澤村藤十郎が犯人役の骨董店主人を演じる。骨董界の内部で起きる殺人事件。

犯人の骨董店店主は、美術館館長と共謀して贋作で荒稼ぎをしていた。しかし、著名な陶芸家が贋作をつくって二人を告発しようとしたため、強盗を装って殺害してしまう。古畑の捜査が進むにつれて、館長は怖じ気づいて自首しようとしたため、犯人は自殺にみせかけて殺してしまう。

骨董という目利きたちの世界を舞台とすることが、ミステリアスな要素が更に加わって、よい雰囲気を出している。業界用語の使い方がうまい。何より、犯人役の澤村藤十郎の柔らかな物腰がよく、古畑との掛け合いが大きな見どころとなっている。

ミステリーとしての手がかりがあるが、なかなか追い込めない古畑。解決編のトリックは、刑事コロンボ「仮面の男」のものだが、それだけでなく骨董の蘊蓄まで絡めた謎解きにしている。

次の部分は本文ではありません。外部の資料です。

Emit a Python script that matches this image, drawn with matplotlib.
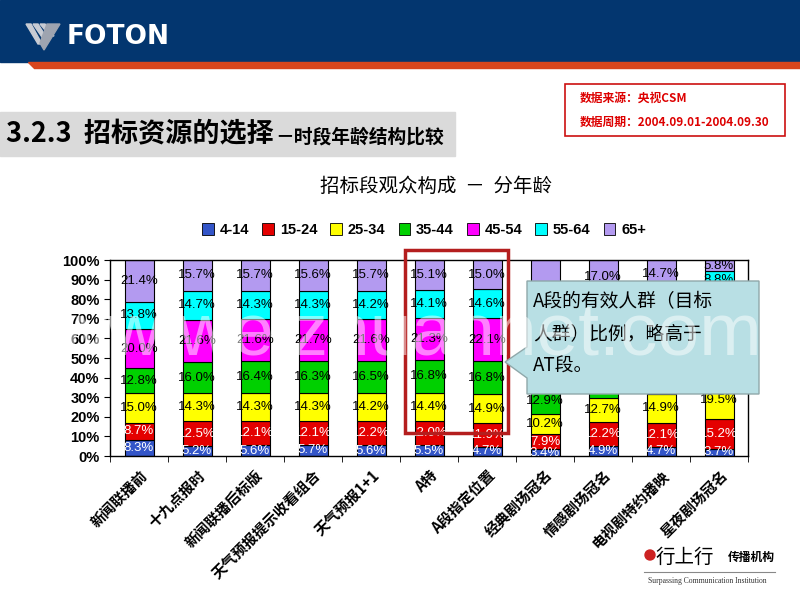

最後に、古畑でさえ解けない謎を、犯人が告白するところがこのエピソードのクライマックス。推理ものとしても申し分ないと思う。

大変出来がよく、シリーズの中でも最上位にランクされるエピソードだと思う。45分の通常版で、よくこれだけ詰め込んだと思う。欲を言えば、犯人の動機が欲得ずくでなく、やむにやまれぬ事情からであれば、物語作品として刑事コロンボ「別れのワイン」に類する傑作になっていたと思う。